Hunters love to hunt – we get it! In many cases, it is an obsession – we get it! Every facet of a hunt is planned, looked forward to, and savored – we get it! However, when the hunt is over, there is a huge vacancy regarding what to do with the trophies and this we don’t get. Considering the time and money that goes into a big game hunting trip, it is remarkable top me that there is no end game regarding the final status of the trophy.
What happens by default is many of the animals are left unmounted, cut down to European mounts, or mounted and then stuffed into some opening with no real thought regarding the presentation. The irony is that instead of a hunter pausing and planning for an end game – a trophy room – they compulsively book the next hunt, and in many cases next several hunts! I believe there is some kind of mental denial that says, “the important thing is I shoot the animal and someplace, somehow, someway, I will find a place to display it.” Of course, that seldom happens. In some cases there simply isn’t room; but in most cases there is a barrier that says, “I don’t want to spend this much money or cross into this great unknown.”

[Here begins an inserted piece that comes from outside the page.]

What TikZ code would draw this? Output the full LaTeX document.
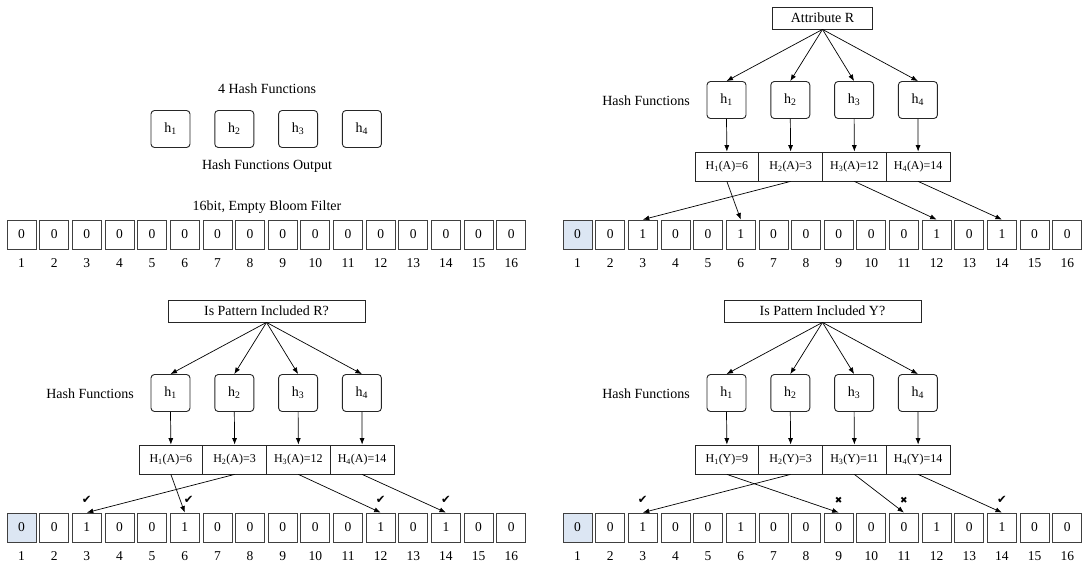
\documentclass[tikz,border=0pt]{standalone}
\usepackage{fontspec}
\setmainfont{Liberation Serif}
\newfontfamily\symfont{DejaVu Sans}
\usetikzlibrary{arrows.meta}
\definecolor{cellblue}{RGB}{220,230,243}

\tikzset{
  txt/.style={inner sep=0pt, font=\fontsize{14}{16}\selectfont},
  cell/.style={draw=black!75, line width=0.8pt, minimum width=29pt, minimum height=29pt,
    inner sep=0pt, font=\fontsize{13.5}{15}\selectfont},
  idx/.style={inner sep=0pt, font=\fontsize{13.5}{15}\selectfont},
  hbox/.style={draw=black!85, rounded corners=3.5pt, line width=0.9pt, minimum width=39pt,
    minimum height=37pt, inner sep=0pt, font=\fontsize{14}{16}\selectfont},
  outcell/.style={draw=black!85, line width=0.8pt, minimum width=63.75pt, minimum height=29pt,
    inner sep=0pt, font=\fontsize{12}{14}\selectfont},
  topbox/.style={draw=black!85, line width=0.8pt, minimum height=22pt, inner sep=0pt,
    font=\fontsize{14}{16}\selectfont},
  link/.style={-{Latex[length=6.5pt,width=5pt]}, line width=0.7pt},
  verdict/.style={inner sep=0pt, font=\symfont\fontsize{11.5}{13}\selectfont},
  cross/.style={inner sep=0pt, font=\symfont\fontsize{9}{11}\selectfont},
}

% a 16-bit filter: node prefix, bit values, fill of the first bit
\newcommand\bloomrow[3]{%
  \foreach \v [count=\k] in {#2} {
    \ifnum\k=1 \def\firstfill{#3}\else\def\firstfill{white}\fi
    \node[cell, fill=\firstfill] (#1c\k) at ({21.5+(\k-1)*32.65}, 234.5) {\v};
    \node[idx] (#1n\k) at ({21.5+(\k-1)*32.65}, 263) {\k};
  }%
}

% query box, four hash functions and their outputs
\newcommand\hashstage[4]{%
  \node[topbox, minimum width=#3] (#1top) at (266.5, 18) {#2};
  \node[txt] (#1lbl) at (90, 101) {Hash Functions};
  \foreach \i in {1,...,4} {
    \node[hbox] (#1h\i) at ({170.5+(\i-1)*63.8}, 100) {h\textsubscript{\i}};
    \draw[link] (#1top.south) -- (#1h\i.north);
  }
  \foreach \lab [count=\i] in {#4} {
    \node[outcell] (#1H\i) at ({170.875+(\i-1)*63.75}, 166.5) {\lab};
    \draw[link] (#1h\i.south) -- (#1H\i.north);
  }%
}

\begin{document}
\begin{tikzpicture}[x=1pt, y=-1pt]
\useasboundingbox (0,0) rectangle (1085,564);

% empty filter with the hash functions
\node[txt] (tltitle) at (267, 89) {4 Hash Functions};
\foreach \i in {1,...,4} {
  \node[hbox] (tlh\i) at ({170.5+(\i-1)*63.8}, 129) {h\textsubscript{\i}};
}
\node[txt] (tlout) at (267, 166) {Hash Functions Output};
\node[txt] (tlcap) at (267, 207) {16bit, Empty Bloom Filter};
\bloomrow{tl}{0,0,0,0,0,0,0,0,0,0,0,0,0,0,0,0}{white}

% inserting attribute R
\begin{scope}[shift={(556,0)}]
  \hashstage{tr}{Attribute R}{100pt}{{H\textsubscript{1}(A)=6},{H\textsubscript{2}(A)=3},{H\textsubscript{3}(A)=12},{H\textsubscript{4}(A)=14}}
  \bloomrow{tr}{0,0,1,0,0,1,0,0,0,0,0,1,0,1,0,0}{cellblue}
  \draw[link] (trH1.south) -- (trc6.north);
  \draw[link] (trH2.south) -- (trc3.north);
  \draw[link] (trH3.south) -- (trc12.north);
  \draw[link] (trH4.south) -- (trc14.north);
\end{scope}

% query for R
\begin{scope}[shift={(0,293)}]
  \hashstage{bl}{Is Pattern Included R?}{197pt}{{H\textsubscript{1}(A)=6},{H\textsubscript{2}(A)=3},{H\textsubscript{3}(A)=12},{H\textsubscript{4}(A)=14}}
  \bloomrow{bl}{0,0,1,0,0,1,0,0,0,0,0,1,0,1,0,0}{cellblue}
  \draw[link] (blH1.south) -- (blc6.north);
  \draw[link] (blH2.south) -- (blc3.north);
  \draw[link] (blH3.south) -- (blc12.north);
  \draw[link] (blH4.south) -- (blc14.north);
  \node[verdict] (blv3) at ([yshift=13pt]blc3.north) {✔};
  \node[verdict] (blv6) at ([xshift=4pt,yshift=13pt]blc6.north) {✔};
  \node[verdict] (blv12) at ([yshift=13pt]blc12.north) {✔};
  \node[verdict] (blv14) at ([yshift=13pt]blc14.north) {✔};
\end{scope}

% query for Y
\begin{scope}[shift={(556,293)}]
  \hashstage{br}{Is Pattern Included Y?}{197pt}{{H\textsubscript{1}(Y)=9},{H\textsubscript{2}(Y)=3},{H\textsubscript{3}(Y)=11},{H\textsubscript{4}(Y)=14}}
  \bloomrow{br}{0,0,1,0,0,1,0,0,0,0,0,1,0,1,0,0}{cellblue}
  \draw[link] (brH1.south) -- (brc9.north);
  \draw[link] (brH2.south) -- (brc3.north);
  \draw[link] (brH3.south) -- (brc11.north);
  \draw[link] (brH4.south) -- (brc14.north);
  \node[verdict] (brv3) at ([yshift=13pt]brc3.north) {✔};
  \node[cross] (brv9) at ([yshift=12pt]brc9.north) {✖};
  \node[cross] (brv11) at ([yshift=12pt]brc11.north) {✖};
  \node[verdict] (brv14) at ([yshift=13pt]brc14.north) {✔};
\end{scope}
\end{tikzpicture}
\end{document}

The truth is the building for a trophy room is one of the most inexpensive that can be imagined. It should be nothing more than a shell. Virtually no architectural features are necessary so that the interior of the building can be designed and the space can be maximized to its fullest for the introduction of future trophies. Those who have crossed this bridge find their hunting so much more rewarding in that even before they leave they know where their trophies will be displayed. I have clients who have significant trophies in storage units that have been there for years on the supposition that, “one day I am going to build that trophy room…” Yet there they will be at the next convention lining up to book an additional hunt.
To me it is a tragic loss of a significant part of the hunt, by not having a place to stand back and view it properly. There is no limit to the creative options available; such as warehouses, airplane hangers, detached garages, former workshops, even old barns! Metal buildings in particular may serve wonderfully as trophy rooms. After thirty years of dedication to the industry I will continue to advise every client who comes through the door to deeply consider their end game, and never be the hunter who forgets the majesty of the hunt.